Cell motility is important in many biological processes. Some examples relay in epidermal cells moving towards lesions during wound healing, neutrophils cells migrating towards sites of bacterial infection as part of the immune response, or sperm cells following chemical gradient to reach the ovum. The work focus on the mathematical description of amoeboid crawling-like movement which is one of the most common type of locomotion in eukaryotic cells.

One well studied system for this purpose is the amoeba Dictyostelium Discoideum, which is a eukaryotic cell that moves in presence (chemotaxis) or absence of external signals. Experiments show that Dictyostelium Discoideum present different shapes during motion, and perform directed motion inside micro channels.

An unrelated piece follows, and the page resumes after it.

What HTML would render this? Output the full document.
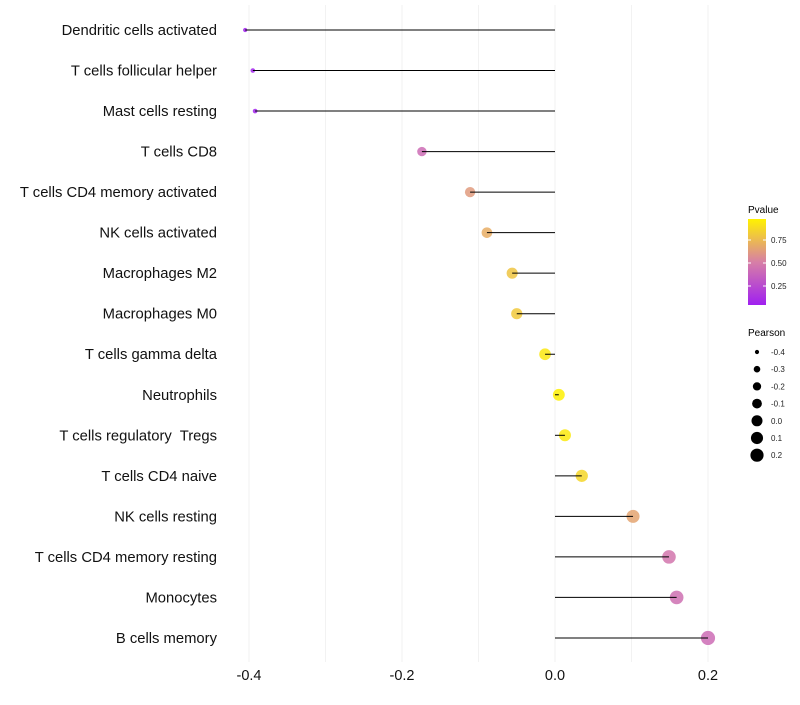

A mathematical nonlinear reaction-diffusion model in combination with a dynamic phase field is proposed to reproduce different motility scenarios as amoeboid and fan-shape. Experimental data related with the dynamics of Dictyostelium Discoideum were supplied by the Biological Physics Group at the University of Potsdam. A comparison between the numerical simulations and live cell experiments of Dictyostelium Discoideum cells under different developmental conditions permits the optimization of the model.

The work gives rise to a computational synthetic cell that mimic the dynamics of experimental cells. The use of numeric methods and mathematical models helps with the understanding of the biological process involved in cell locomotion.